16 thoughts on “Fish. Barrel.”

  1. I lived on Capitol Hill for a few years. While in line for a crab cake sandwich at Market Lunch or dining at La Lomita, or shopping at the local book store, I heard many conversations like the above. The attitudes and assumptions haven’t much changed, I see.

  2. In 1991 I worked for a non-profit behind the supreme court building on Maryland Ave., NE. Just for fun at parties when interns would ask me where I worked I always replied, “On the Hill”. Invariably they would always laugh after I told them I did not work for a congressperson. They felt I was silly and should have known better than to say such a thing!

  3. Oh oh, I have a good one.
    once I was in line for Sushi Taro, when I overheard two young ladies talking about Bethesda. The first mentioned going there for some event. The second then said: “isn’t that all the way in the suburbs?”.

    Yes, an 8 mile, metro accessible location is the //suburbs//.

  4. I’ll never forget walking into the Capitol for the first time and thinking “My God, the country is being run by children!”

  5. I always love seeing the interns about a year or so after the internship is over. During the internship, they proudly inform others that they are working for so and so as if we should all be so impressed that they were chosen by such an important person to do their bidding. Same with the overseas internships where feel important to have been chosen to pay their own way to another country to work for free. Not that it isn’t great that they landed an opportunity to get a leg up in life and to beef up their resume, mind you. I think internships are a great way to get a running start.

    But then one or two years later they always seem a bit embarrassed that they have a real job, paying real money because their job title and pay is a harsh reality check that lets them know they are just another working stiff and not the rocketing star they were able to delude themselves into believing as long as their merit was not rewarded with real promotions and pay.

    I suspect the idea that it is unfair because only the rich kids can afford it will just be fixed by another trillion dollar program that will make about 1/1000th of that amount available to pay a small number of interns a below the livign wage and the businesses will pay about 10X more in taxes than they would have to just pay the interns in the first place.

  6. The IRS was going to tax NGO’s for the value of the free services interns provide, until they realized there was no value added – except by those named Monica.

  7. Mythbusters looked into the myth that pirates wore eyepatches to keep one eye dark-adapted, so that if they had to go below decks during a fight (ostensibly to retrieve powder or cannonballs) they wouldn’t have to bumble around for five minutes waiting to be able to see.

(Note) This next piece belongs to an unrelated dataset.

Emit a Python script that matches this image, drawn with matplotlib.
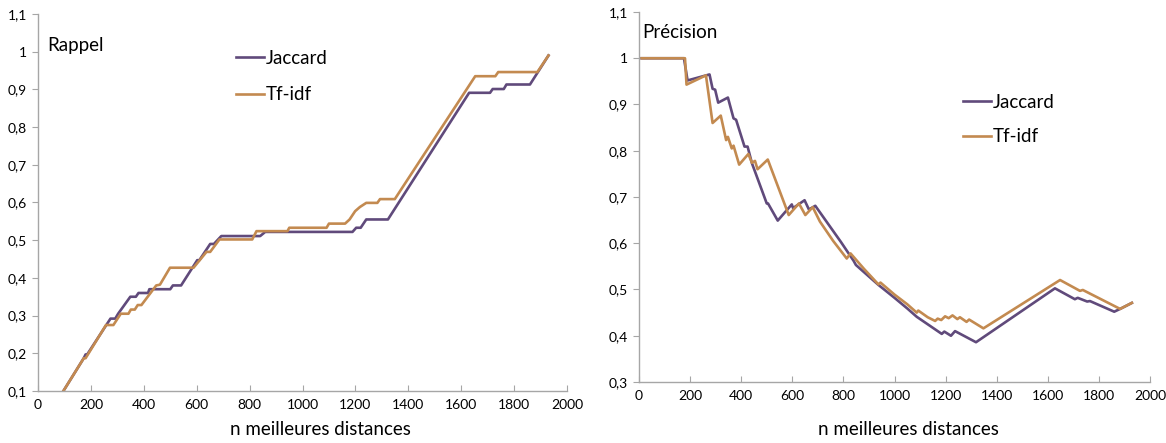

MB concluded that the eyepatches did function that way and branded the myth “plausible”….

    In re intern stupidity, ISTR my college buds and I regularly engaged in spontaneous improv that resembled at least the first conversation above. Of course, one should always keep in mind the sage advice of Alice Cooper: “It’s cool to ACT stupid, not to BE stupid.”

    BBB

  8. Well, that begs for a study to determine whether the advantage of being able to adjust to the dark quickly outweighs the benefit of having three-D vision in a swordfight…

  9. My guess is that lots of 18th century sailors wore eyepatches because they’d fried one of their retinas using a spyglass or a sextant snf accidentally looked into the sun.

  10. Weren’t eye patches common on 18th-century sailors?

    Yes! They were worn then much like Revo’s or Ray-Ban’s are worn today. And they also went around grimacing and saying cools things like Arrrrrgh! Matey!

  11. Do we really need to raise kids to be politicians? Can’t they go and do something useful for at least a few years before they descend into hell and return to prey upon the living?

    RE: Pirates. Some may also have worn eyepatches so that they could keep one eye dark-adapted for use belowdecks. Mythbusters tried this and found it plausible. Though I wonder if compromised depth-perception would have caused other problems with regular sailor-type duties.

  12. I wonder if one of the reasons present day politicians tend to be awful (both parties) are that so many of them start off in government, having done nothing else.